The install is genuinely a two-minute job, and the compatibles didn't change that. I kill the system at the thermostat first — don't skip this, you don't want the blower yanking on a loose filter while you're sliding it in. Pull the old one out of the slot. Then the new one goes in with the printed arrows pointing toward the furnace, toward the blower motor, the direction the air travels. The arrow thing trips people up; it's printed right on the cardboard edge, so just match it to the airflow.

The fit? Snug. Honestly snugger than I expected from a budget filter. The cardboard frame slid into my standard 20x20x1 slot with that same little resistance the brand-name ones have. No flopping around, no gap at the edges. I checked. One thing I'll flag — the frame cardboard is a touch lighter-weight than the premium OEM frame. It's not flimsy, but if you're rough with it you could dimple a corner. Handle it like a filter, not a frisbee, and you're fine.

How it performs — and where it's a hair behind

For trapping the stuff a 20x20x1 is supposed to trap — dust, lint, pet hair, the gray fuzz that builds up on the pleats — these did the job. When I pulled one at the three-month mark it was loaded with exactly the kind of gray-brown gunk that means it was working: that dust went into the filter instead of caking up my coil and ductwork. Airflow at the vents felt the same as with the name brand. The house didn't get dustier.
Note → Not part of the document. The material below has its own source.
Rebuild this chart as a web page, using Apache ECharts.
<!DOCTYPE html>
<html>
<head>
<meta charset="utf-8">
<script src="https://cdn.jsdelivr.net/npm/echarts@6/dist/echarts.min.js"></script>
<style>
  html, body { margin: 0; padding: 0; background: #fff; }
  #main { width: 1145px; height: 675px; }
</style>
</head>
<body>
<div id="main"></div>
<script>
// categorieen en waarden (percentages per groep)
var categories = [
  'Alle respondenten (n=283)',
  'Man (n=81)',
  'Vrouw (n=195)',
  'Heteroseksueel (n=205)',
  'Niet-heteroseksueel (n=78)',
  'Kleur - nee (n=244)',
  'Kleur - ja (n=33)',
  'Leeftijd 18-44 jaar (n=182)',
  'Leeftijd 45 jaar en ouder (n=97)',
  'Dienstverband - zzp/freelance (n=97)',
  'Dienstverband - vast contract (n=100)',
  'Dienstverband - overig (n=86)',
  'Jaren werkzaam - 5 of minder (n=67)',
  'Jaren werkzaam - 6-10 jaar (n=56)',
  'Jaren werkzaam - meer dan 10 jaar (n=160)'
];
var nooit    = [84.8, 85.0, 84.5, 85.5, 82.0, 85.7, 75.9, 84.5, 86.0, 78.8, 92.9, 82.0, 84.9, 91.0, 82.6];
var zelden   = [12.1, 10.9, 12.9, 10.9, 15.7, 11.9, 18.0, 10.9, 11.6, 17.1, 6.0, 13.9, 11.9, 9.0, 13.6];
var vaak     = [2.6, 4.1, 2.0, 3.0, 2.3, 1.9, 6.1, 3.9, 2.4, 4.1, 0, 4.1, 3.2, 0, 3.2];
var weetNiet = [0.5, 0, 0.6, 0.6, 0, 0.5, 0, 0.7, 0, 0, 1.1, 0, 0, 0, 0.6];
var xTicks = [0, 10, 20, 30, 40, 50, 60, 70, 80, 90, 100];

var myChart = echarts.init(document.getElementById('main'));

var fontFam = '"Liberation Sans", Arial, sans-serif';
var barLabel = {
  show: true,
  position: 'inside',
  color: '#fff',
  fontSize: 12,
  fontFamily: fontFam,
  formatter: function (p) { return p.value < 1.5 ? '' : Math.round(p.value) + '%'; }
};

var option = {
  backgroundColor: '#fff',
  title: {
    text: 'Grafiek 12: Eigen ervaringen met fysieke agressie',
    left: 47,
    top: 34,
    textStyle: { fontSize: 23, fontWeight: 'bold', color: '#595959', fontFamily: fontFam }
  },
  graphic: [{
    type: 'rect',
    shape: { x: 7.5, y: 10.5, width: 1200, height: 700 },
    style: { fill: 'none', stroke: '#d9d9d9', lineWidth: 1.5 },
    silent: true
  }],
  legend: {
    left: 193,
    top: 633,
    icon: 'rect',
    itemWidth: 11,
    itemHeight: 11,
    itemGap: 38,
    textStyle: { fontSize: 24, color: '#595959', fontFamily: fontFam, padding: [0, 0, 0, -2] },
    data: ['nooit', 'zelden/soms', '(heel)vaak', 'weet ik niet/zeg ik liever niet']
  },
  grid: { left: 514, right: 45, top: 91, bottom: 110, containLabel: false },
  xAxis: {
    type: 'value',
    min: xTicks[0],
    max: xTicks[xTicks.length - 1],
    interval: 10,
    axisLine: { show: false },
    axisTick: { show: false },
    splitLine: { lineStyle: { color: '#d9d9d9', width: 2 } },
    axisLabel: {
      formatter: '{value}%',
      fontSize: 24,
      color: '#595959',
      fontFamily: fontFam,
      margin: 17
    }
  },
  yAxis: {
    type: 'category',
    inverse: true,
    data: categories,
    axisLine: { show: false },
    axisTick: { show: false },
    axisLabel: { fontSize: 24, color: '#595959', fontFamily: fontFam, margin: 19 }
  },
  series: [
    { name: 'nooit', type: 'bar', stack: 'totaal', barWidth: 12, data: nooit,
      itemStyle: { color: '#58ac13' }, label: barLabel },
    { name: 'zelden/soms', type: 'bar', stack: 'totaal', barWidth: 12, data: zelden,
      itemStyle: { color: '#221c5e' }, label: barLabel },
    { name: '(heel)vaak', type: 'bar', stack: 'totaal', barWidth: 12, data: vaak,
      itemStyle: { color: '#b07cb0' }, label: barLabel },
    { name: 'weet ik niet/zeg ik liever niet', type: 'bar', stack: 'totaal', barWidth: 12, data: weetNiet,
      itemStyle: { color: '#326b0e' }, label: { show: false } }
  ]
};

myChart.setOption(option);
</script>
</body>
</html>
Where's the gap? If I'm being straight with you, the very top-tier brand-name filters — the ones rated for fine allergens and smoke — pull slightly finer particles than a basic compatible. If someone in your house has serious asthma or you're filtering wildfire smoke, a higher-MERV filter earns its keep and I'd tell you to spend up. But for a normal home keeping dust down and the system clean? I genuinely couldn't tell the difference in daily life.

The downsides, for real

Two things. First, the packaging is cheap — mine showed up in a plain box and one filter had a slightly squished corner from shipping. It still sat fine in the slot, but it doesn't feel premium. Second, the print quality on the frame is a little rough; the airflow arrows are clear enough but it's not a glossy, polished product. Cosmetic stuff. Doesn't touch how it works. But you'll notice it, so I'd rather you hear it from me than feel cheated when the box arrives.
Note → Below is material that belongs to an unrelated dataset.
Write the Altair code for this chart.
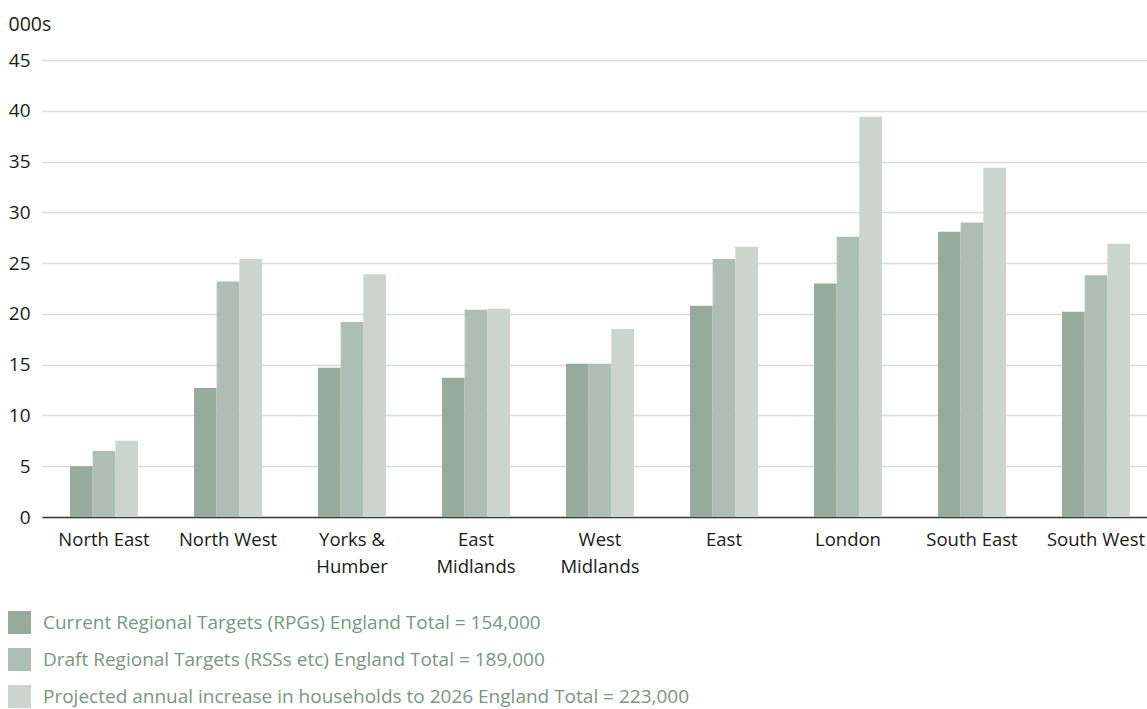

Why a dead filter is the thing to actually worry about

Here's the part nobody talks about when they're agonizing over which brand to buy: the brand barely matters compared to whether you actually change the thing on time. A clogged 20x20x1 — any brand — is a real problem. When the media saturates, airflow chokes. Your blower works harder, your energy bills climb, and in the worst case a starved furnace overheats and trips its limit switch, or worse. I've seen people run one filter for a year to "save money" and then wonder why their heating bill ballooned and the system started short-cycling.

Which is the quiet argument for the cheap multipack. When filters cost five bucks instead of twenty, you actually swap them every three months without wincing. The compatible filter doesn't just save you money on the filter — it removes the excuse to leave a dead one in there. A fresh budget filter beats a clogged premium one every single day.

So — OEM or compatible?

Buy the name brand if you've got a serious allergy or smoke situation that needs certified high-MERV media, or if a dimpled corner on arrival genuinely bothers you. No shame in that.

For everybody else with a normal 20x20x1 system who just wants clean air, a protected furnace, and a bill that isn't bleeding from filter markup? I've run the compatibles for a year, swapped them on schedule, and my system runs exactly like it did on the $48 filters. For a quarter of the price, doing the same job, I keep a stack of these in the closet — and I'll buy them again when it runs out. I already have.